_Problem details_
Pick out each line below containing "this".

_Records for the exercise_
== == ==
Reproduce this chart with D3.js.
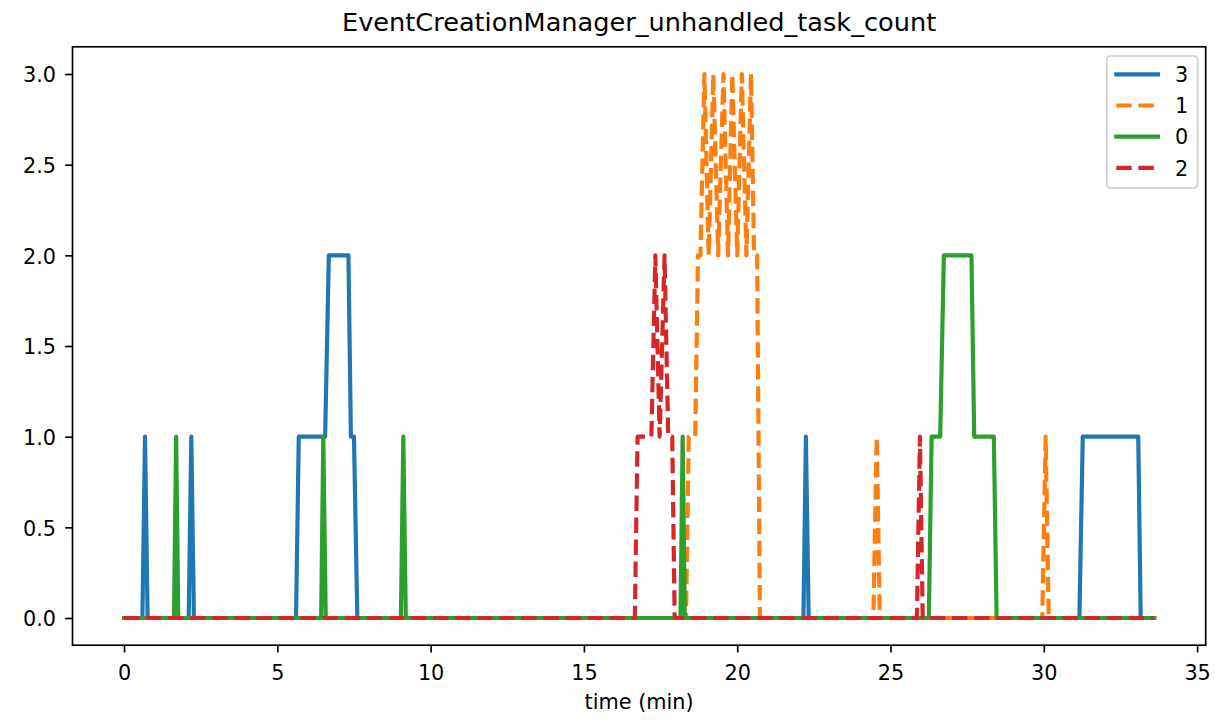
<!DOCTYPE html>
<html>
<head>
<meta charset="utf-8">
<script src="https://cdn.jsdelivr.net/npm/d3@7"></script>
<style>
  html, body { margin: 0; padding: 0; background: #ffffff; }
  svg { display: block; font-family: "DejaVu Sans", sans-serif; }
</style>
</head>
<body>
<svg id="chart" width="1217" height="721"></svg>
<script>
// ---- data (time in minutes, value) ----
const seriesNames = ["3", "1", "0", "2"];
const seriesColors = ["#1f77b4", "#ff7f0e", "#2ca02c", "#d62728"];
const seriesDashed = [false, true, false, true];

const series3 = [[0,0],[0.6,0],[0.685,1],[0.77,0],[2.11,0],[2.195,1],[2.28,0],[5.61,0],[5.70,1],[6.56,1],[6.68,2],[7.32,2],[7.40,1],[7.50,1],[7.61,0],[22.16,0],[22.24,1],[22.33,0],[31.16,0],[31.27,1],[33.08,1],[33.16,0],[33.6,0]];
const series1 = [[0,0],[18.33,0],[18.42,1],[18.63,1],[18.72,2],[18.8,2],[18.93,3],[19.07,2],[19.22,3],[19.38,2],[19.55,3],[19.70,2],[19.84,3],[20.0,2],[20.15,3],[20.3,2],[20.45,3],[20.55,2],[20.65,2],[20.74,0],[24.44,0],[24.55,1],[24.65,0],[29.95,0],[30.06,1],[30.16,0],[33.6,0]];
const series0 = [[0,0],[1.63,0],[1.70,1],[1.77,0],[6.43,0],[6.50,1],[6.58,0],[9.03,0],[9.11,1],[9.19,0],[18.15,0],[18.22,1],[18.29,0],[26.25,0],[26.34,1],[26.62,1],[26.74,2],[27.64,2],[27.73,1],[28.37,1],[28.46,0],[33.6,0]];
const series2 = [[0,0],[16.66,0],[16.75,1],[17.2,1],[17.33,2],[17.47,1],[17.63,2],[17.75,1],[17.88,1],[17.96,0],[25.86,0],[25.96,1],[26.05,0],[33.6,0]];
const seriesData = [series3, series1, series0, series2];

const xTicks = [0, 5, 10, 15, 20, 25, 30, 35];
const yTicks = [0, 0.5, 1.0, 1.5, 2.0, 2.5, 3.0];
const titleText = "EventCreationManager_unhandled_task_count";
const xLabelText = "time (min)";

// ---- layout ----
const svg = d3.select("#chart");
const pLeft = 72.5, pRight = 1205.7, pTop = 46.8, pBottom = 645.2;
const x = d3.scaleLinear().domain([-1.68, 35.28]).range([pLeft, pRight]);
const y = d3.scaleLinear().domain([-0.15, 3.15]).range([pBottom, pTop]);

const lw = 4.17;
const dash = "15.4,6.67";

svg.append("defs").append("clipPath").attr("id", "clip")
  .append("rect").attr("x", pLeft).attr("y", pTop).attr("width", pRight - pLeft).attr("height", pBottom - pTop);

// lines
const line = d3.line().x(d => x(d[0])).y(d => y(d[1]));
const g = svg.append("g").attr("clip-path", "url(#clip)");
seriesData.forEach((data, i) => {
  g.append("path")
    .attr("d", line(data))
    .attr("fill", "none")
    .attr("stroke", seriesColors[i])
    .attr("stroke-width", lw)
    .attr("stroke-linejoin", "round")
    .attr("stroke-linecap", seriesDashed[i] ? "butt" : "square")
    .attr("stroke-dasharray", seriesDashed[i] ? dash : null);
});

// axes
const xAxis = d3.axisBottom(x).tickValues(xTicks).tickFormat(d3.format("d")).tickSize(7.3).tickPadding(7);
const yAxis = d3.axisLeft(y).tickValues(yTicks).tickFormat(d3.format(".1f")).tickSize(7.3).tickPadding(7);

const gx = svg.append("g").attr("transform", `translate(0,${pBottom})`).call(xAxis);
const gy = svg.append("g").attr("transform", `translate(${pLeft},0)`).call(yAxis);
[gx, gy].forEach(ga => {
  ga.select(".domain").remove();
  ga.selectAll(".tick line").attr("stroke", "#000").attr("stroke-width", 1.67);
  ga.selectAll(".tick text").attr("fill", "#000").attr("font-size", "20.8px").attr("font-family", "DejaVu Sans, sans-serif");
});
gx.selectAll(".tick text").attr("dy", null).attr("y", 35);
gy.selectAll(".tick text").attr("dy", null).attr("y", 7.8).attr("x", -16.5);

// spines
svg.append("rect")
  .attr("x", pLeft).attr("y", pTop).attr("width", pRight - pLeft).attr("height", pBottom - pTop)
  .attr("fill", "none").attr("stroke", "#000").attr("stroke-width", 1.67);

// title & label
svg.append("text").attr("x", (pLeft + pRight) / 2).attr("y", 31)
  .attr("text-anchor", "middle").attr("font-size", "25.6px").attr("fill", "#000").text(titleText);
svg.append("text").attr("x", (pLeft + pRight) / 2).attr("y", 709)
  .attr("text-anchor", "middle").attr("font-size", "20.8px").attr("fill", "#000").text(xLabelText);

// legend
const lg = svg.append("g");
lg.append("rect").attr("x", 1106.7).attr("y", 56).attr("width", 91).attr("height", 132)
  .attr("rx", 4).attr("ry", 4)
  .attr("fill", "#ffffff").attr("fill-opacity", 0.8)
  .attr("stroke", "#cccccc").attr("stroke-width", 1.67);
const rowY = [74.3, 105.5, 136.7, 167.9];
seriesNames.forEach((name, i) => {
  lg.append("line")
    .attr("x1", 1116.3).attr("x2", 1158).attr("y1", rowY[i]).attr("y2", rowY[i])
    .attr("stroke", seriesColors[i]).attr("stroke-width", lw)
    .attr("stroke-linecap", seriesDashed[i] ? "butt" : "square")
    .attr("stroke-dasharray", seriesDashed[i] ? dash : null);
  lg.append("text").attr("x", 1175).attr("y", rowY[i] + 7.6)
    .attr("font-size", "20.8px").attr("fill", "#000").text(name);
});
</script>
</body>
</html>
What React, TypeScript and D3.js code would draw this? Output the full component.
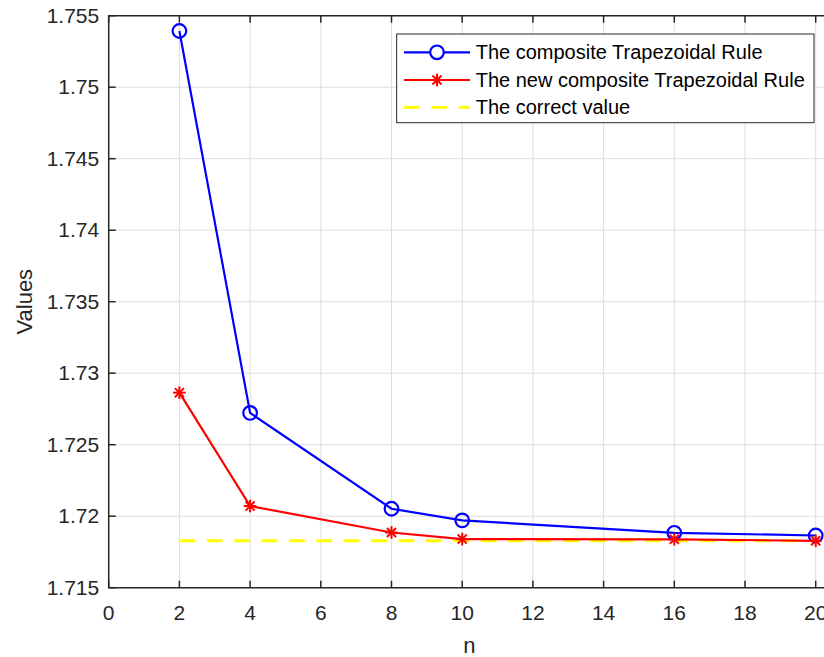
== == ==
_Worked answer_
Reproduce this chart with D3.js.
What React, TypeScript and D3.js code would draw this? Output the full component.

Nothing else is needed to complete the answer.